The long-awaited plan, which Kevin Martin called "modest," would chiefly affect only the 20 largest markets and smaller TV stations in those markets. It represents a sharp scaleback from a sweeping relaxation of media ownership rules proposed four years ago by former chairman Michael Powell. That proposal was later modified by Congress and struck down by a federal appeals court.

Martin says his plan would bolster newspapers, which are struggling under sharp declines in circulation and advertising revenue. Mergers would permit TV stations and newspapers to share news-gathering resources. Martin also says the cross-ownership ban is outmoded in an age when many people get their news from the Internet and cable TV.

"It's a significantly different media landscape for newspapers," Martin told reporters.

Under the plan, a merger that combines a big daily newspaper with a TV or radio station would be allowed in any the USA's 20 largest markets if at least eight independently owned "major media voices" — including TV stations or major newspapers — remain after the deal. Martin said all top 20 markets now meet that standard. Also, cross-ownership deals could not involve any of the top four TV stations in a market.

Opponents of loosening cross-ownership rules have argued such set-ups give a company too much influence over what people see, hear and read.

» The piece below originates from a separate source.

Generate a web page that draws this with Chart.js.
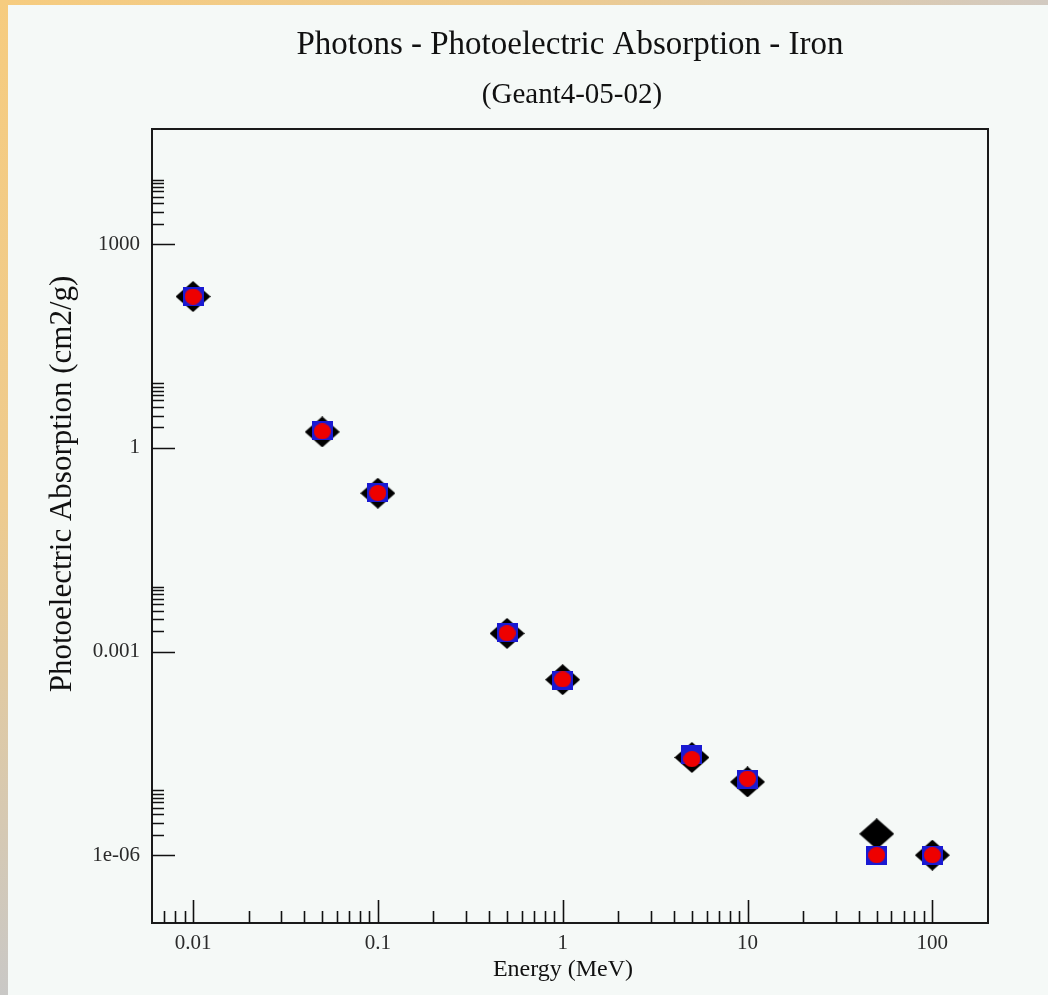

However, Martin's proposal would permit a case-by-case consideration of newspaper-broadcast mergers that don't meet his criteria if, for example, it would rescue a failing newspaper or increase the amount of local news in a market. By the same token, even a merger in a top-20 market could be rejected if, for instance, opponents argue the newspaper is financially healthy.

The proposed rule could clear the way for Chicago investor Sam Zell's $8.2 billion purchase of Tribune Co. trb, whose newspapers include the Los Angeles Times and the Chicago Tribune. Under loopholes in the rules, Tribune owns both newspapers and TV stations in New York, Los Angeles, Chicago, Hartford, Conn., and South Florida. It's aiming to complete the deal by year's end for tax purposes and must get a waiver or rule change to do so. Since Hartford is not a top-20 market, Tribune would have to sell its newspaper or TV station there.

Gene Kimmelman of Consumers Union says that although he opposes Martin's proposal, it at least "puts some very significant limitations on some of the worst dangers to democracy and competition" by limiting deals to top markets and smaller TV stations.

Powell's plan would have permitted newspaper-TV combinations in most U.S. markets and ownership of two TV stations in small to midsize cities.

Andrew Schwartzman, president of Media Access Project, says Martin's plan "vastly liberalizes the grounds for (case-by-case) waivers" by considering factors such as the amount of extra local news coverage a merger would produce.

Martin has said he wants the FCC's five commissioners to vote on his plan by Dec. 18. A relaxation of the cross-ownership ban has been backed by the FCC's three Republicans and opposed by the two Democrats. In an interview last week, Democratic Commissioner Michael Copps said Martin "might package this as moderate but we have no business doing this."

Sen. Byron Dorgan, D-N.D., says Martin is rushing through the changes before completing a separate review of the amount of local news and public affairs programming on TV. He has introduced legislation that would force the FCC to delay the vote.